A: You can use Lagrange multipliers for the proof of Hadamard's inequality. It says that for a square matrix $A$ with column vectors ${\bf a}_k$ one has
$$\left|\det(A)\right|\leq\prod_{k=1}^n|{\bf a}_k|\ .$$
The claim can be written in the form
$$-1\leq f({\bf a}_1,\ldots,{\bf a}_n)\leq1\ ,\tag{1}$$
whereby I have considered the determinant $f$ as a function of $n$ vector variables, and it is assumed that all $|{\bf a}_k|=1$. In other words, we have the $n$ constraints
$$F_k({\bf a}_1,\ldots,{\bf a}_n):={1\over2}\bigl(a_{1k}^2+a_{2k}^2+\ldots+a_{nk}^2-1\bigr)=0\qquad(1\leq k\leq n)\ ,$$
each of them reigning over just $n$ of the $n^2$ real variables $a_{ik}$. Lagrange's principal function then is
$$\Phi=f-\sum_{k=1}^n\lambda_k F_k\ ,$$
and we have to differentiate $\Phi$ with respect to all variables $a_{ik}$. We obtain the $n^2$ equations
$$\left({\partial \Phi\over\partial a_{ik}}=\right)\quad A_{ik}-\lambda_k a_{ik}=0\qquad({\rm all}\ i,  k)\ ,\tag{2}$$
where $A_{ik}$ is the cofactor of $a_{ik}$ in the determinant $f$.

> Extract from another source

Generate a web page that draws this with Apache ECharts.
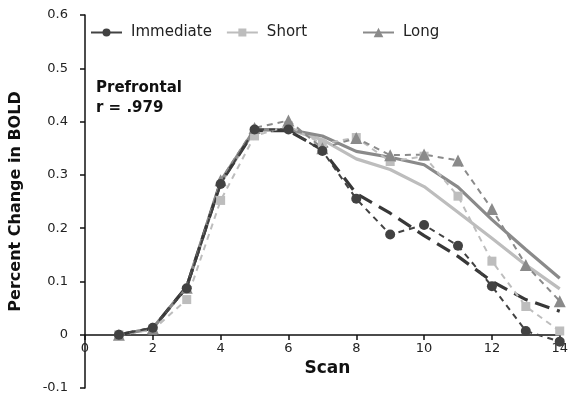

For the rest of the proof some linear algebra is used. Multiply $(2)$ by $a_{ir}$, and sum over $i$:
$$\sum_{i=1}^n a_{ir}A_{ik}-\lambda_k\>{\bf a}_r\cdot{\bf a}_k=0\qquad ({\rm all}\ r,  k)\ ,$$
which is
$$\lambda_k\>{\bf a}_r\cdot{\bf a}_k=\left\{\eqalign{\det(A)\quad&(r=k)\cr 0\qquad&(r\ne k)\cr}\right.\qquad ({\rm all}\ r,  k)\ .$$
Letting $r=k$ we see tha all $\lambda_k$ have the same value $\det(A)\ne0$ in the extremal situation, and letting $r\ne k$ we then see that ${\bf a}_r\cdot{\bf a}_k=0$ in this case. We therefore have $A'\cdot A=$ identity matrix, and this implies $|\det(A)|=1$.